O Casamento de Mário e Fia é uma história aparentemente simples. Um começo singelo, que lembra muito um conto de fadas ou um cordel típico brasileiro. A história é apresentada por um grupo de palhaços cantores que abrem a farsa, quase narrada como um teatro, através de uma cortina vermelha e um palco. Dois personagens, tidos como loucos pelos demais, Fia e Mário, se apaixonam e são levados ao altar. A história até aí é muito singela e bonita, encanta e chega até a tirar alguns risos da plateia, com os burburinhos sobre o que acontece após o casamento, na primeira noite do casal. No entanto, no meio de todo um belo trabalho de arte e de atores muito bem marcados, a história sofre um baque e os espectadores quebram a cara: Fia, a garota ingênua, é violentada por todos os homens da vila e morta logo após sua apaixonada noite de núpcias.

Acredito que o teor da narrativa, nos conduza a um envolvimento com a teatral história e ao trágico final. O que era um conto de cordel se tornou um conto russo, sempre com duros e dramáticos desfechos. Mesmo com o véu de Fia voando pela praça, um jeito simbólico de se terminar o curta, não há como não pensar em várias pontos que se ligam ao mundo real a partir desse momento: a mulher passiva e submetida à brutalidade e violência de homens, como um objeto de desejo e uso sexual, sem necessidade de consentimento e autorização; ela está ali para ser usada. Choca. Revolta. Ainda mais se pensarmos quantas Fias existem por todo o Brasil…

Depois de começar a pensar em tudo isso e de adentrar em um assunto tão sério e ao mesmo tempo tão delicado (principalmente para ser colocado de forma superficial em um parecer sobre um curta-metragem), me deparei com o curta que veio na sequencia, Pirapora. E, talvez por ter ficado, como sempre fico em boa parte dos conteúdos que abordam a questão da mulher na sociedade, o curta de Charles Bicalho me pareceu vazio.

O diretor em sua fala de apresentação comentou que esse trabalho não tinha um gênero; acabou ficando como um drama, já que ele não foi atrás do “protagonista” para que seu curta ganhasse o status de documentário. Até aí, não é do meu gosto dividir ou categorizar filmes em gêneros. Mas ele me soou raso demais. O curta, um quase plano-sequência feito por acaso, mostra um homem atravessando um rio na cidade de Pirapora. A imagem é precária em certos momentos e vemos o homem caindo algumas vezes devido à correnteza. A trilha sonora, uma senhora cantando uma música regional, compõe a estrutura completa do curta.

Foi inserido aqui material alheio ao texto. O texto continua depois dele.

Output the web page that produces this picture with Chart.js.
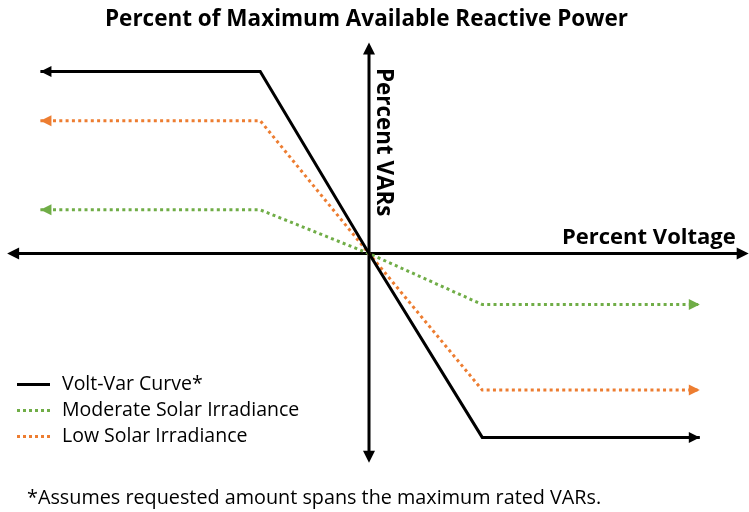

De imediato pensei, o que isso difere do que as pessoas fazem hoje no Youtube? Filmam um evento cotidiano que acham curioso, quase sempre não vão atrás dele ou da pessoa filmada – isso não é muito relevante, o que é importa é só a situação do momento –, podem ou não colocar uma música de fundo que deixe o vídeo mais animado e depois postam. Não quero com isso menosprezar o trabalho do diretor ou os vídeos de canais da internet, muito menos questionar ou qualificar o conteúdo da sua obra (não sou de longe capaz disso).

O ponto a que quero chegar é que vi nesse curta o registro e a construção de um momento, a partir do olhar do diretor. Mas, me parece que as pessoas em geral já fazem isso a toda hora hoje – e sem grandes diferenças deste curta para tantos outros registros online.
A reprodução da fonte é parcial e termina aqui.